[Stored records]
[start]
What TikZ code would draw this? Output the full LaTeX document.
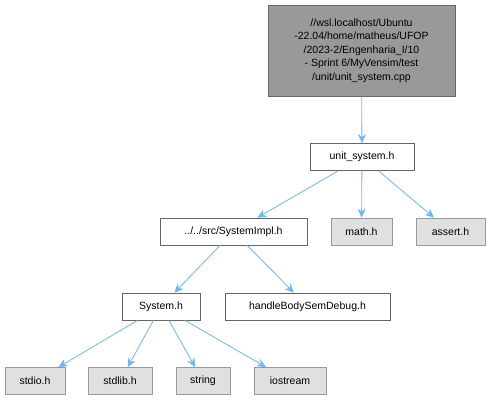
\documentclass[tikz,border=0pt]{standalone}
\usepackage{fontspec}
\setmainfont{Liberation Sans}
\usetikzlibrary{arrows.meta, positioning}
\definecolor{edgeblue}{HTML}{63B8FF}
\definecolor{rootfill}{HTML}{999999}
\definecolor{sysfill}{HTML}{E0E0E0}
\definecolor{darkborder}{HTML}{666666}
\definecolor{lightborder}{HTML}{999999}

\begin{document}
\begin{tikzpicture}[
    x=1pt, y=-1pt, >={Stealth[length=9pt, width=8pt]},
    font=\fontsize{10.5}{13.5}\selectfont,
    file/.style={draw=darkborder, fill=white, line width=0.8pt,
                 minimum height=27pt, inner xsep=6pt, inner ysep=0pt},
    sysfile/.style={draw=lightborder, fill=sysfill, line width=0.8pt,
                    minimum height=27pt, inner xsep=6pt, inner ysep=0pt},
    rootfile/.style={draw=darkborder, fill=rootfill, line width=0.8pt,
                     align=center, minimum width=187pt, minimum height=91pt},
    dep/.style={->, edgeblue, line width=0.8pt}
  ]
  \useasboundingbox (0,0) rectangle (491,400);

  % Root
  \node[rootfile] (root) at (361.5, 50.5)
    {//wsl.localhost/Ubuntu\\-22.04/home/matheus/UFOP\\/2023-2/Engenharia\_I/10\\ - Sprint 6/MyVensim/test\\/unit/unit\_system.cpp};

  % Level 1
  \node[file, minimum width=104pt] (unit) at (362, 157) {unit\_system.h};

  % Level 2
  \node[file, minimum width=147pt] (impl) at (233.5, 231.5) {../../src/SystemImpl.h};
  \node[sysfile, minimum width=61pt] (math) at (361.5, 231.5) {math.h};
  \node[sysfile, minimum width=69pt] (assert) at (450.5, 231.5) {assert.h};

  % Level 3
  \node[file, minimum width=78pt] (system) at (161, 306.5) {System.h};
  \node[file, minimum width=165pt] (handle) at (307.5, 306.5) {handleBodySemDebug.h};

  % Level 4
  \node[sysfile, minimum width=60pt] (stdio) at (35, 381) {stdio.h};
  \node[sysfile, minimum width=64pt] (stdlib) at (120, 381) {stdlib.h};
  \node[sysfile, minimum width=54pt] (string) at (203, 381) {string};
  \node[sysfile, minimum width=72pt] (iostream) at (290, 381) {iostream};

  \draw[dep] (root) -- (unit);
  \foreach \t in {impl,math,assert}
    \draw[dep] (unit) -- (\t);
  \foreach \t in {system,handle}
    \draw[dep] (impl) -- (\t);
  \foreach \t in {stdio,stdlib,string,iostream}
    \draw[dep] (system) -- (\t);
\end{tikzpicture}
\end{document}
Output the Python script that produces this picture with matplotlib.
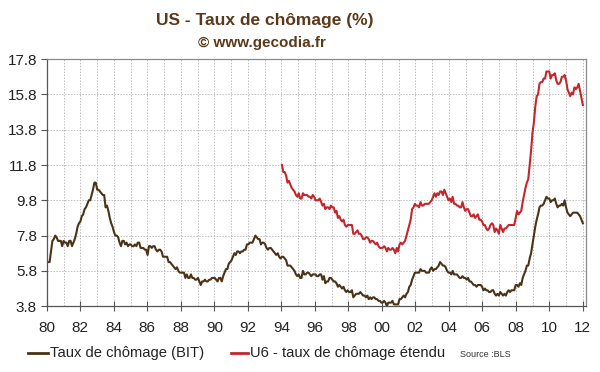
[end]
● Your goal
From the records given above, reproduce all text exactly and exclude each picture.

● Exercise answer
What TikZ code would draw this? Output the full LaTeX document.
\documentclass[tikz,border=0pt]{standalone}
\usepackage{fontspec}
\setmainfont{Liberation Sans}
\usetikzlibrary{arrows.meta, positioning}
\definecolor{edgeblue}{HTML}{63B8FF}
\definecolor{rootfill}{HTML}{999999}
\definecolor{sysfill}{HTML}{E0E0E0}
\definecolor{darkborder}{HTML}{666666}
\definecolor{lightborder}{HTML}{999999}

\begin{document}
\begin{tikzpicture}[
    x=1pt, y=-1pt, >={Stealth[length=9pt, width=8pt]},
    font=\fontsize{10.5}{13.5}\selectfont,
    file/.style={draw=darkborder, fill=white, line width=0.8pt,
                 minimum height=27pt, inner xsep=6pt, inner ysep=0pt},
    sysfile/.style={draw=lightborder, fill=sysfill, line width=0.8pt,
                    minimum height=27pt, inner xsep=6pt, inner ysep=0pt},
    rootfile/.style={draw=darkborder, fill=rootfill, line width=0.8pt,
                     align=center, minimum width=187pt, minimum height=91pt},
    dep/.style={->, edgeblue, line width=0.8pt}
  ]
  \useasboundingbox (0,0) rectangle (491,400);

  % Root
  \node[rootfile] (root) at (361.5, 50.5)
    {//wsl.localhost/Ubuntu\\-22.04/home/matheus/UFOP\\/2023-2/Engenharia\_I/10\\ - Sprint 6/MyVensim/test\\/unit/unit\_system.cpp};

  % Level 1
  \node[file, minimum width=104pt] (unit) at (362, 157) {unit\_system.h};

  % Level 2
  \node[file, minimum width=147pt] (impl) at (233.5, 231.5) {../../src/SystemImpl.h};
  \node[sysfile, minimum width=61pt] (math) at (361.5, 231.5) {math.h};
  \node[sysfile, minimum width=69pt] (assert) at (450.5, 231.5) {assert.h};

  % Level 3
  \node[file, minimum width=78pt] (system) at (161, 306.5) {System.h};
  \node[file, minimum width=165pt] (handle) at (307.5, 306.5) {handleBodySemDebug.h};

  % Level 4
  \node[sysfile, minimum width=60pt] (stdio) at (35, 381) {stdio.h};
  \node[sysfile, minimum width=64pt] (stdlib) at (120, 381) {stdlib.h};
  \node[sysfile, minimum width=54pt] (string) at (203, 381) {string};
  \node[sysfile, minimum width=72pt] (iostream) at (290, 381) {iostream};

  \draw[dep] (root) -- (unit);
  \foreach \t in {impl,math,assert}
    \draw[dep] (unit) -- (\t);
  \foreach \t in {system,handle}
    \draw[dep] (impl) -- (\t);
  \foreach \t in {stdio,stdlib,string,iostream}
    \draw[dep] (system) -- (\t);
\end{tikzpicture}
\end{document}
Output the Python script that produces this picture with matplotlib.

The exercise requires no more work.